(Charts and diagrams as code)

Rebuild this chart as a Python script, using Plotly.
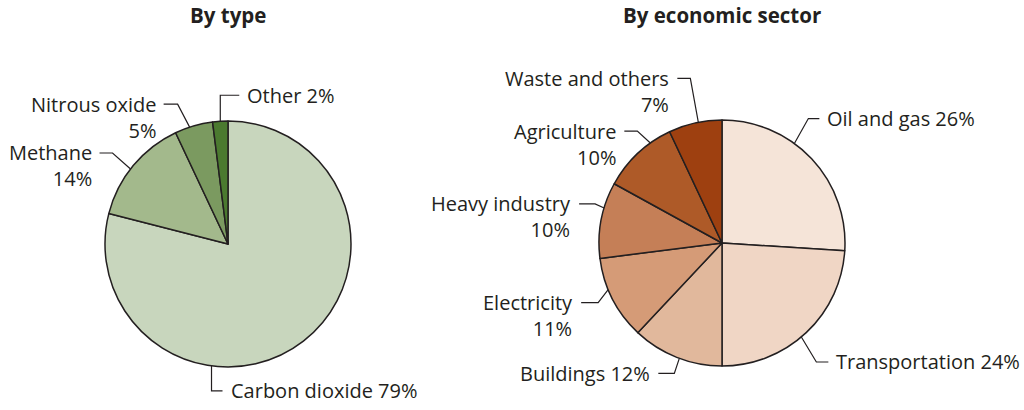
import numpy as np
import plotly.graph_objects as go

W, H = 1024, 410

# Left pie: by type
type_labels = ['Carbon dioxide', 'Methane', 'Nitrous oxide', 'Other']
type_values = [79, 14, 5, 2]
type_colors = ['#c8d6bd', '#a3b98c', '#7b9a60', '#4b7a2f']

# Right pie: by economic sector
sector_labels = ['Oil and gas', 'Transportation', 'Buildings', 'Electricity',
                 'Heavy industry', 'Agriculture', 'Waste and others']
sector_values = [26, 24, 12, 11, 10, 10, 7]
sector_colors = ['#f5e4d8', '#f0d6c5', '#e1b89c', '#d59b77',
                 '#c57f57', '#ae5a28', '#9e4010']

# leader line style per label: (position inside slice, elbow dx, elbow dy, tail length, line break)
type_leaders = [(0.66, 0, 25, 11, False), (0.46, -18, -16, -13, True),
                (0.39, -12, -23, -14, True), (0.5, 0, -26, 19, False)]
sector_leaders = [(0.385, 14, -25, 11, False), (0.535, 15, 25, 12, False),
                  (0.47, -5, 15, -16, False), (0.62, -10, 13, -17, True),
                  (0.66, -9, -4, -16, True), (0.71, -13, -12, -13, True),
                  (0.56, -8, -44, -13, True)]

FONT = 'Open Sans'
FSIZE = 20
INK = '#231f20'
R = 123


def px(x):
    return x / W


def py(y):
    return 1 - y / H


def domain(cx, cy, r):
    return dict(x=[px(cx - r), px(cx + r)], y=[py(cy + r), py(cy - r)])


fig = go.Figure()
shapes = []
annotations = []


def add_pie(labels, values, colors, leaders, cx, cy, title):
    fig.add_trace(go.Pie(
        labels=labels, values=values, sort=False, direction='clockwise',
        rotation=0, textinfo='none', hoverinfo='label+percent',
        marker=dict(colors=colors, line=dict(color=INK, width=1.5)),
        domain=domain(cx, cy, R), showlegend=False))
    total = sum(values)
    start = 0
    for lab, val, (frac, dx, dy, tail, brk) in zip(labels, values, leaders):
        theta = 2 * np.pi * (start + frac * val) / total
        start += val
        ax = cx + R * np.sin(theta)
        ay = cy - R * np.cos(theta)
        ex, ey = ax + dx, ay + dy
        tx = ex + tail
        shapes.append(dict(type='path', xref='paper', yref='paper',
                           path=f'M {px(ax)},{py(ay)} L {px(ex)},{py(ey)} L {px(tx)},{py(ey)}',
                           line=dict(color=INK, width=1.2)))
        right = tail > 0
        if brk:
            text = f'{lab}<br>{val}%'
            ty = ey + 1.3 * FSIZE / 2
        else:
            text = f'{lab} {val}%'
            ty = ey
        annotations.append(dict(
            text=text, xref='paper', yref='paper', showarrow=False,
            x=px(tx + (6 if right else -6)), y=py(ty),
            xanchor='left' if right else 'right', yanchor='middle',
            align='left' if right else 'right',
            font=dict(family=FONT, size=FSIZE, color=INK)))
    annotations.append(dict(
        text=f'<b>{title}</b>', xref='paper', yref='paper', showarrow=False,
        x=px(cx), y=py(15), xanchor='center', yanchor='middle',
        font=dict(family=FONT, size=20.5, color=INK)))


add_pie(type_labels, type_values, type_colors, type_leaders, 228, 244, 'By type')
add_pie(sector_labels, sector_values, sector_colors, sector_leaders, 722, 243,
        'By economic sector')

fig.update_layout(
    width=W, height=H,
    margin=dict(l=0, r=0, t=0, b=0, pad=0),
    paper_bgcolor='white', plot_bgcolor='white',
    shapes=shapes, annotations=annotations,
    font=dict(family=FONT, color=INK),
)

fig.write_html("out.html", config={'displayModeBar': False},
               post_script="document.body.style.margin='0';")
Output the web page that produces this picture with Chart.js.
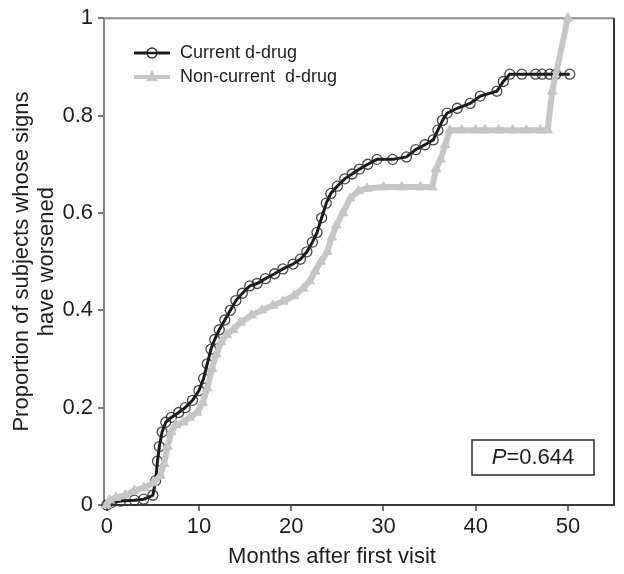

### DIRECTIONS FOR THIS TASK
Hand back the exact lines from the start of the entries to the line with "return x / W", both ends kept and pictures left out.

### THE RESULT
Rebuild this chart as a Python script, using Plotly.
import numpy as np
import plotly.graph_objects as go

W, H = 1024, 410

# Left pie: by type
type_labels = ['Carbon dioxide', 'Methane', 'Nitrous oxide', 'Other']
type_values = [79, 14, 5, 2]
type_colors = ['#c8d6bd', '#a3b98c', '#7b9a60', '#4b7a2f']

# Right pie: by economic sector
sector_labels = ['Oil and gas', 'Transportation', 'Buildings', 'Electricity',
                 'Heavy industry', 'Agriculture', 'Waste and others']
sector_values = [26, 24, 12, 11, 10, 10, 7]
sector_colors = ['#f5e4d8', '#f0d6c5', '#e1b89c', '#d59b77',
                 '#c57f57', '#ae5a28', '#9e4010']

# leader line style per label: (position inside slice, elbow dx, elbow dy, tail length, line break)
type_leaders = [(0.66, 0, 25, 11, False), (0.46, -18, -16, -13, True),
                (0.39, -12, -23, -14, True), (0.5, 0, -26, 19, False)]
sector_leaders = [(0.385, 14, -25, 11, False), (0.535, 15, 25, 12, False),
                  (0.47, -5, 15, -16, False), (0.62, -10, 13, -17, True),
                  (0.66, -9, -4, -16, True), (0.71, -13, -12, -13, True),
                  (0.56, -8, -44, -13, True)]

FONT = 'Open Sans'
FSIZE = 20
INK = '#231f20'
R = 123


def px(x):
    return x / W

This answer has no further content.